Dog with Bladder Stones - Second Time!

Anyone's dog ever have bladder stones? Our dog had stones removed 8 months ago - the vet said they were Calcium Oxalate. We started Low-Mineral dog food through Vet Concept.

Now we're at a new vet, he found bladder stones AGAIN on an x-ray. He was really surprised that our old vet just assumed they were calcium oxalate, and didn't send them to a lab for an actual analysis. It seems that either he's on the wrong diet, has some sort of underlying problem, or needs to be on a canned prescription diet which has a higher water content.

Anyone have experience with this, any tips, tricks, foods, diets, etc. that have worked for you?

Thanks!

I'm sorry, this isn't something I have experience with BUT would suggest that in addition to changing whatever food you're feeding your dog, perhaps try giving only filtered water also?

The water here in Switzerland is very "hard" (lots and lots of "kalk" aka lime scale), perhaps this is a contributing factor?

Hopefully you can find a solution, and your poor pooch doesn't have to suffer much more.

My old boy Melon had ca. 100 stones removed from his bladder shortly after we adopted him. When we first met him, the poor guy was urinating blood and could not walk for the pain - this must have been building up for quite some time.

Melon's stones were removed and analyzed - his were struvite, the more common sort.

He was put on an Rx diet, Royal Canin Urinary Dog - and remained on this diet for the rest of his life. This was not the 'dissolving' diet, rather the prevention and maintance diet.

We had to be very strict in the first year or so - absolutely nothing other than this food. He ate the dry food, and for treats I would bake the canned food into biscuits. (Only do this on a day when you can open windows - the stuff stinks to high heaven.)

As time went on we could sneak a few extras - he loved yogurt, which as an acidic food was OK for him. A little bit of white fish was OK too. However, we first got the vet to OK anything we gave him. I was overly cautious, as Melon was already an older dog when we adopted him - a second surgery in his senior years would have been difficult.

Struvite stones are most often formed when there is an infection (with the exception of certain breeds where there is a genetic metabolic issue), so we regularly monitored him, doing periodic urine cultures (along with regular blood tests and bladder ultrasounds - he had aother health issues, so this was being done anyway) with an eye to catching any new stone formulation early.

---

Do you still have the stones that were removed the first time? They could still be analysed if that wasn't done before.

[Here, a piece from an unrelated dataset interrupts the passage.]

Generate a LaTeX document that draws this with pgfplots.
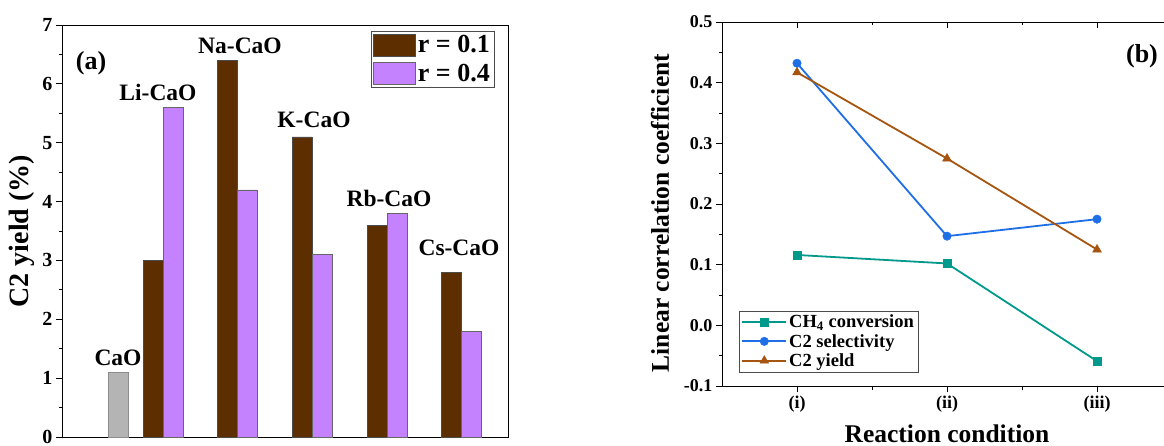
\documentclass[border=0pt]{standalone}
\usepackage{fontspec}
\setmainfont{Liberation Serif}
\usepackage{pgfplots}
\pgfplotsset{compat=1.18}
\definecolor{brownA}{RGB}{92,46,0}
\definecolor{purpA}{RGB}{196,130,255}
\definecolor{grayA}{RGB}{180,180,180}
\definecolor{tealB}{RGB}{0,153,140}
\definecolor{blueB}{RGB}{30,110,230}
\definecolor{brownB}{RGB}{165,85,15}
\begin{document}
\begin{tikzpicture}[x=1pt,y=1pt]
% ---------------- (a) ----------------
\begin{axis}[
  at={(62pt,8pt)}, anchor=south west,
  scale only axis, width=446pt, height=412pt,
  xmin=62, xmax=508, ymin=0, ymax=7,
  xtick=\empty,
  ytick={0,1,...,7}, minor y tick num=1,
  ytick pos=left, tick align=outside,
  major tick length=6pt, minor tick length=3.5pt,
  axis line style={line width=0.8pt},
  every tick/.style={black, line width=0.8pt},
  /pgf/number format/assume math mode=true,
  yticklabel style={font=\fontsize{20}{22}\selectfont\bfseries},
  ylabel={C2 yield (\%)},
  ylabel style={font=\fontsize{28}{30}\selectfont\bfseries, at={(axis description cs:-0.0897,0.5)}, anchor=center},
  ybar, bar shift=0pt, bar width=20,
  legend style={at={(rel axis cs:0.693,0.985)}, anchor=north west,
    draw=black!70, line width=0.6pt, inner sep=2pt,
    font=\fontsize{26}{30}\selectfont\bfseries,
    row sep=6pt, cells={anchor=west}},
  legend image code/.code={\draw[#1, line width=0.6pt] (0pt,-11pt) rectangle (42pt,11pt);},
]
\addplot[fill=grayA, draw=black!45, line width=0.6pt, forget plot] coordinates {(118,1.1)};
\addplot[fill=brownA, draw=black!70, line width=0.6pt] coordinates {(153,3.0) (227,6.4) (302,5.1) (377,3.6) (451,2.8)};
\addplot[fill=purpA, draw=black!60, line width=0.6pt] coordinates {(173,5.6) (247,4.2) (322,3.1) (397,3.8) (471,1.8)};
\legend{r = 0.1, r = 0.4}
\begin{scope}[font=\fontsize{23.5}{26}\selectfont\bfseries]
\node at (axis cs:118,1.34) {CaO};
\node at (axis cs:158,5.85) {Li-CaO};
\node at (axis cs:240,6.64) {Na-CaO};
\node at (axis cs:314,5.39) {K-CaO};
\node at (axis cs:389,4.06) {Rb-CaO};
\node at (axis cs:459,3.21) {Cs-CaO};
\end{scope}
\node[font=\fontsize{26}{30}\selectfont\bfseries] at (axis cs:91,6.35) {(a)};
\end{axis}
% ---------------- (b) ----------------
\begin{axis}[
  at={(722pt,59pt)}, anchor=south west,
  scale only axis, width=450pt, height=364pt,
  xmin=0.5, xmax=3.5, ymin=-0.1, ymax=0.5,
  xtick={1,2,3}, xticklabels={(i),(ii),(iii)},
  minor x tick num=1,
  ytick={-0.1,0,0.1,0.2,0.3,0.4,0.5}, minor y tick num=1,
  ytick pos=left, xtick pos=bottom, tick align=outside,
  major tick length=6pt, minor tick length=3.5pt,
  axis line style={line width=0.8pt},
  every tick/.style={black, line width=0.8pt},
  /pgf/number format/assume math mode=true,
  yticklabel style={font=\fontsize{18}{20}\selectfont\bfseries, /pgf/number format/.cd, fixed, fixed zerofill, precision=1},
  xticklabel style={font=\fontsize{18}{20}\selectfont\bfseries},
  ylabel={Linear correlation coefficient},
  ylabel style={font=\fontsize{25.5}{28}\selectfont\bfseries, at={(axis description cs:-0.138,0.475)}, anchor=center},
  xlabel={Reaction condition},
  xlabel style={font=\fontsize{25.5}{28}\selectfont\bfseries, at={(axis description cs:0.5,-0.13)}, anchor=center},
  legend style={at={(rel axis cs:0.038,0.038)}, anchor=south west,
    draw=black!70, line width=0.6pt, inner sep=2pt,
    font=\fontsize{18.5}{20}\selectfont\bfseries,
    row sep=1pt, cells={anchor=west}},
  legend image code/.code={\draw[mark repeat=2,mark phase=2,#1] plot coordinates {(0pt,0pt) (22pt,0pt) (44pt,0pt)};},
]
\addplot[color=tealB, line width=1.8pt, mark=square*, mark size=4pt, mark options={line width=0.5pt}] coordinates {(1,0.116) (2,0.102) (3,-0.059)};
\addplot[color=blueB, line width=1.8pt, mark=*, mark size=4.2pt, mark options={line width=0.5pt}] coordinates {(1,0.432) (2,0.147) (3,0.175)};
\addplot[color=brownB, line width=1.8pt, mark=triangle*, mark size=5pt, mark options={line width=0.5pt}] coordinates {(1,0.417) (2,0.275) (3,0.125)};
\legend{CH\textsubscript{4} conversion, C2 selectivity, C2 yield}
\node[font=\fontsize{26}{30}\selectfont\bfseries] at (axis cs:3.3,0.443) {(b)};
\end{axis}
% top inward ticks for (b)
\begin{axis}[
  at={(722pt,59pt)}, anchor=south west,
  scale only axis, width=450pt, height=364pt,
  xmin=0.5, xmax=3.5, ymin=-0.1, ymax=0.5,
  axis x line*=top, hide y axis,
  xtick={1,2,3}, xticklabels={}, minor x tick num=1,
  tick align=inside,
  major tick length=6pt, minor tick length=3.5pt,
  axis line style={line width=0.8pt, -},
  every tick/.style={black, line width=0.8pt},
]
\end{axis}
\pgfresetboundingbox
\useasboundingbox (0pt,0pt) rectangle (1164pt,445pt);
\end{tikzpicture}
\end{document}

(How sad am I? All these years later, I still have a little box with Melon's stones and a tooth, right next to his urn... )

---

The key thing, IMO, is a good relationship with your vet. Make sure you are comfortable with your vet, choose someone who is happy to take the time to discuss your research and questions, who views the owner as a partner in treatment - and then follow his/her advice.

All the best to you and your doglet.

Thanks so much for this info - we were wondering if it had anything to do with the water. We've started using a Brita filter...

I'm the same way. My dog is like my child - he's our first born. I actually still had his stones from the first surgery in the bottom of his treat/medicine basket, so I was able to bring them to the vet and have them sent in for analysis. Thank GOODNESS I'm a crazy mom otherwise I wouldn't have still had them! I'm hoping they're Struvite, from what I've been reading it seems like Struvite are a bit easier to deal with than Calcium Oxalate. Thanks for the tip about baking the canned food into biscuits... that's the thing I've had such a hard time dealing with the past few days - no treats. Dogs live for treats, they need SOMETHING!